For businesses that have successfully navigated the COVID-19 crisis so far, people leaders must now address how to take their employees back to work in a changing business landscape. The global crisis has caused lasting damage to both the economy and changed the dynamic of the people who drive it. At a time when trust was already in short supply –  Edelman’s 2020 Trust Barometer found that trust in traditional institutions such as government and media was at an all-time low – and likely to sink lower, organizations have a great opportunity to build trust with their people by guiding and supporting them. 

With this in mind, we have compiled some key considerations for organizations to include in their post-pandemic workplace plan:

  • Workplace trust is key to building healthy culture: organizational trust is a key ingredient in what constitutes healthy workplace culture where innovation thrives. Broken trust has fundamental implications for businesses – both in organizational productivity and employee wellbeing. Organizational trust requires transparency and a consistent two-way dialogue between employer and employee. Implementing appropriate tools such as Vault Platform for surfacing ethical and cultural diversions provides an efficient channel for dialogue in the workplace, giving employees the choice to Speak Up about issues that concern them and escalate those concerns to the most appropriate stakeholder. Such tools provide an important framework where healthy organizational culture can thrive and trust can be built and sustained.
  • Managing human resources’ workflows: HR leaders have been on the front line of the COVID-19 crisis. Beyond managing the operational aspects of the pandemic, human resources will play an increasingly important role in managing the “human” aspect of employees returning to work. As such, HR professionals will need an efficient way of managing employee concerns and understanding key patterns within the workplace (such as employees who have had COVID-19 or those who have concerns about personal safety).
  • Online/offline cohesion: building healthy workplace culture also means providing a psychologically safe environment whether this is virtually for remote workers or in-person for those on-site. Open door policies have been demonstrated to be too passive, but as communications have shifted online, employers will at least need to provide a “digital open door” post-pandemic.

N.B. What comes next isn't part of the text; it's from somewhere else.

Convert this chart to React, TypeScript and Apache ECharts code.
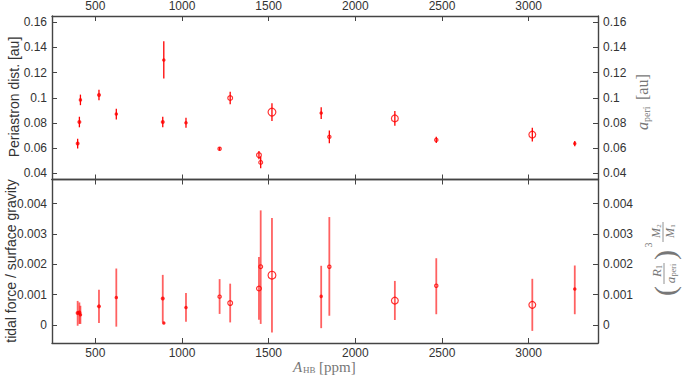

The pandemic has presented many category-neutral challenges for organizations. But COVID-19 also presents a clear opportunity for organizations to rethink what type of workplace they want to return to. We are already seeing less push-back from C-level executives when it comes to implementing new initiatives so now is the best time for organisations to be looking at what long-lasting changes they want to make.

Workplace culture (that is, the discretionary behavior that takes over where strategy leaves off) is at the top of the agenda for business leaders who are battling with ineffective internal procedures that are unable to cope with a shift to increased remote working, new interpersonal challenges, and elevated stress levels within the workforce.